What does one do about someone like Julia Hartley-Brewer, being platformed on #bbcqt and allowed to say, on the day that serious scientists are warning of catastrophic climate tipping points being breached, with all the chaos that will unleash, that it’s ‘just called weather’?

— Brendan May (@bmay) October 27, 2022

The way @JuliaHB1 dismissed this powerful point on climate change as "the weather" was totally rude and ignorant. https://t.co/wAcECBkiH3

— Adam Laver (@adamlaver) October 27, 2022

My favourite thing about this audience is that they're not angry at Julia Hartley-Brewer for going full-on climate-denier... They just think she's a total joke!.😍#bbcqt

— Femi (@Femi_Sorry) October 27, 2022

Three audience members took umbrage at Hartley-Brewer’s climate comments.

One said her remarks were “a bit ridiculous” given record-breaking temperatures across Europe among other extreme weather events recently.

She said: “The floods that have been happening in Pakistan, 30 million people displaced, climate refugees, that is our future.

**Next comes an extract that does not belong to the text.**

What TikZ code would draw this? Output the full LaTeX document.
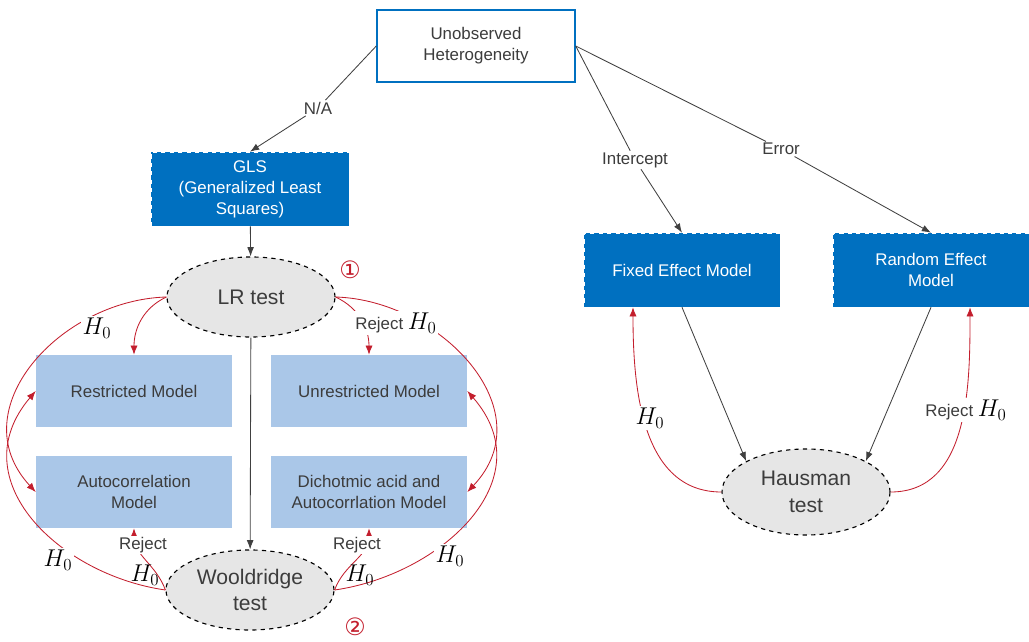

“And I think this summer should have shown everybody that we thought maybe it would be in 30 years’ time, 2050, but it’s happening right now and I think we really need to take action.”

“It’s called the weather,” replied Hartley-Brewer, dismissively.

She was pulled up by presenter Fiona Bruce, who said that “the consensus of scientists” was that “these things are happening more often”. “I don’t think that is in dispute,” Bruce added.

Hartley-Brewer came back saying: “There is actually not consensus on the idea that actually a lot of these extreme weather events are happening more often.”